If you have the opportunity to benchmark both, share the results with us.

@yannis any extra thoughts about it?

LuxCore · October 19, 2023, 5:27am

Hi, @jonatasdp!
For col1 = 0 the count of rows equals 326 000 000, and for col1 = 1 - 234 000 000.
The query SELECT COUNT(*) FROM <hypertable> WHERE col1 = 1; ran for 26s (it is fast for me).

yannis · October 23, 2023, 12:52pm

Hi @LuxCore,

Segment by columns are really important for both achieving higher compression rates, but also for speeding up queries on compressed chunks.

Compression is a balancing act and you’ll achieve the most if you can keep the compressed batches as full as possible. As you can read on the link I shared above, we cluster the data based on the segment by values and then compress all the tuples in each batch together. You want to get as close to 1000 tuples per batch as possible for optimal performance.
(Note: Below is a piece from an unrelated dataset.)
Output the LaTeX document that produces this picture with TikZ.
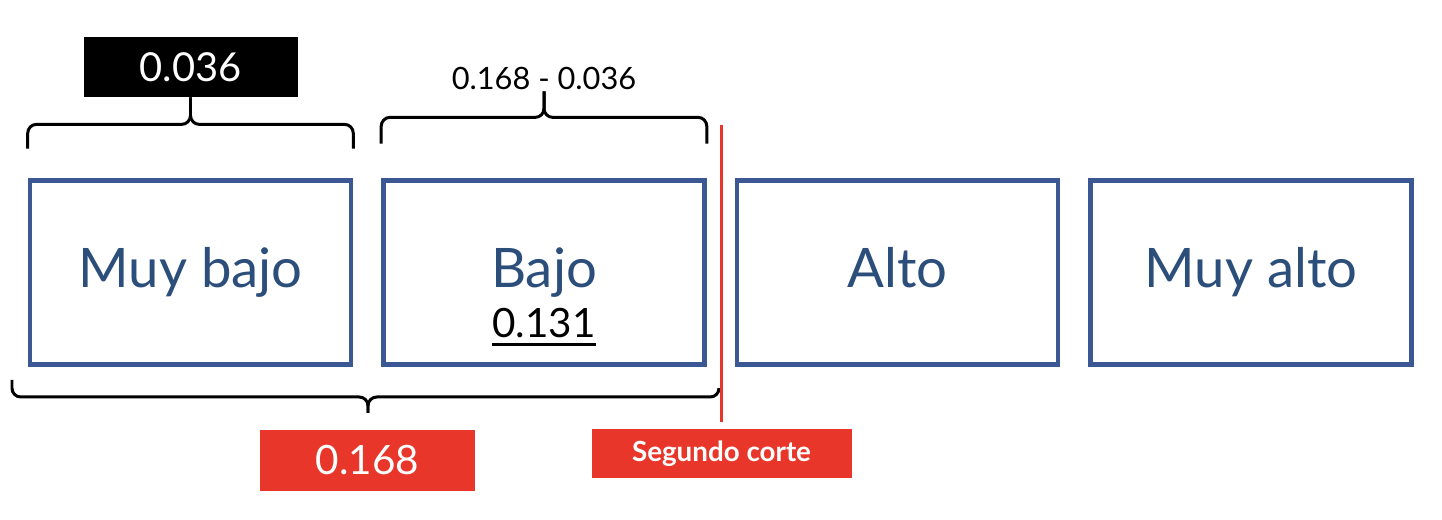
\documentclass[tikz,border=0pt]{standalone}
\usepackage{fontspec}
\setmainfont{Lato}
\usepackage{xcolor}
\usepackage{tikz}
\usetikzlibrary{calc}
\newcommand{\thickul}[1]{\setbox0=\hbox{#1}\vtop{\hbox{\copy0}\kern2.6pt\hrule height 1.6pt width \wd0}}
\definecolor{levelblue}{HTML}{3B5794}
\definecolor{leveltext}{HTML}{2C4E7A}
\definecolor{cutred}{HTML}{E8372A}
\tikzstyle{level} = [draw=levelblue, line width=2.6pt, rectangle, text=leveltext,
minimum width=6.42cm, minimum height=3.68cm, text height=22.5pt, text depth=5pt,
font=\fontsize{31}{37}\selectfont]
\tikzstyle{blacktag} = [fill=black, text=white, rectangle, inner sep=0pt,
minimum width=4.28cm, minimum height=1.2cm, font=\fontsize{22.7}{27}\selectfont]
\tikzstyle{redtag} = [fill=cutred, text=white, rectangle, inner sep=0pt]
\tikzstyle{brace} = [draw, line width=1.7pt, rounded corners=5pt]
\tikzstyle{cut} = [draw=cutred, line width=2.2pt]

\begin{document}
\begin{tikzpicture}[auto, node distance=7.07cm]
	% keep the margins of the reference
	\useasboundingbox (0,0) rectangle (28.84,10.4);
	% the four levels, left to right
	\node [level] (muybajo) at (3.81,4.95) {Muy bajo};
	\node [level, right of=muybajo] (bajo) {Bajo};
	\node [level, right of=bajo] (alto) {Alto};
	\node [level, right of=alto] (muyalto) {Muy alto};
	\node [anchor=base, font=\fontsize{23}{27}\selectfont] (bajoval) at (10.88,3.64) {\thickul{0.131}};
	
	% the widths written above and below
	\node [blacktag, above of=muybajo, node distance=4.11cm] (firstcut) {0.036};
	\node [inner sep=1pt, font=\fontsize{17.5}{21}\selectfont] (diff) at (10.88,8.84) {0.168 - 0.036};
	\node [redtag, minimum width=4.3cm, minimum height=1.22cm,
	font=\fontsize{23}{27}\selectfont] (total) at (7.35,1.19) {0.168};
	\node [redtag, minimum width=5.2cm, minimum height=0.98cm,
	font=\bfseries\fontsize{15.8}{19}\selectfont] (second) at (14.43,1.33) {Segundo corte};
	
	% braces over the first two levels
	\draw [brace] ($(muybajo.north west)+(0,0.59)$) |- ($(firstcut.south)+(0,-0.54)$) -- (firstcut.south);
	\draw [brace] (firstcut.south) -- ++(0,-0.54) -| ($(muybajo.north east)+(0,0.59)$);
	\draw [brace] ($(bajo.north west)+(0,0.69)$) |- ($(diff.south)+(0,-0.52)$) -- (diff.south);
	\draw [brace] (diff.south) -- ++(0,-0.52) -| ($(bajo.north east)+(0,0.69)$);
	
	% brace under both, its tip points at the total
	\coordinate (lowleft) at (0.24,2.8);
	\coordinate (lowright) at (14.38,2.62);
	\coordinate (lowtip) at (7.36,2.14);
	\draw [brace] (lowleft) |- (lowtip |- 0,2.46) -- (lowtip);
	\draw [brace] (lowtip) -- (lowtip |- 0,2.46) -| (lowright);
	
	% the second cut
	\coordinate (cuttop) at (14.43,7.9);
	\draw [cut, shorten >=0.14cm] (cuttop) -- (second.north);
\end{tikzpicture}
\end{document}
You want to select segment by columns that have 2 main characteristics:

Group your data in a natural way → better compression, locality and query performance when querying using filters on the segment by column(s)
Each unique combination of values results in ~1000 tuples or more on your uncompressed chunk → better compression and locality

From that perspective, you don’t want values that result to too many records (e.g. col1 in your example) as they do not really offer that much on their own. But you don’t want on the other side to pick a column with very high cardinality as well as you may end up with too few records per segment by. The counter example on this side would be picking a unique column for the segment by, which would result to 1 record per compressed batch; you would compress a tuple on its own, achieving zero gains from compression (negative gains in reality as we’d have to add metadata for compression)

LuxCore · November 11, 2023, 2:30pm

Hi, @yannis !

I have a great field-candidate for segmentby (following your explanations above) but 50% of rows for this field contain NULL value. How to split table/chunks to support segmenting for non-null values?

Thanks in advance

LuxCore · December 13, 2023, 1:33pm

May be someone knows what can be done to segment by a field for which 50% of the values contain NULL?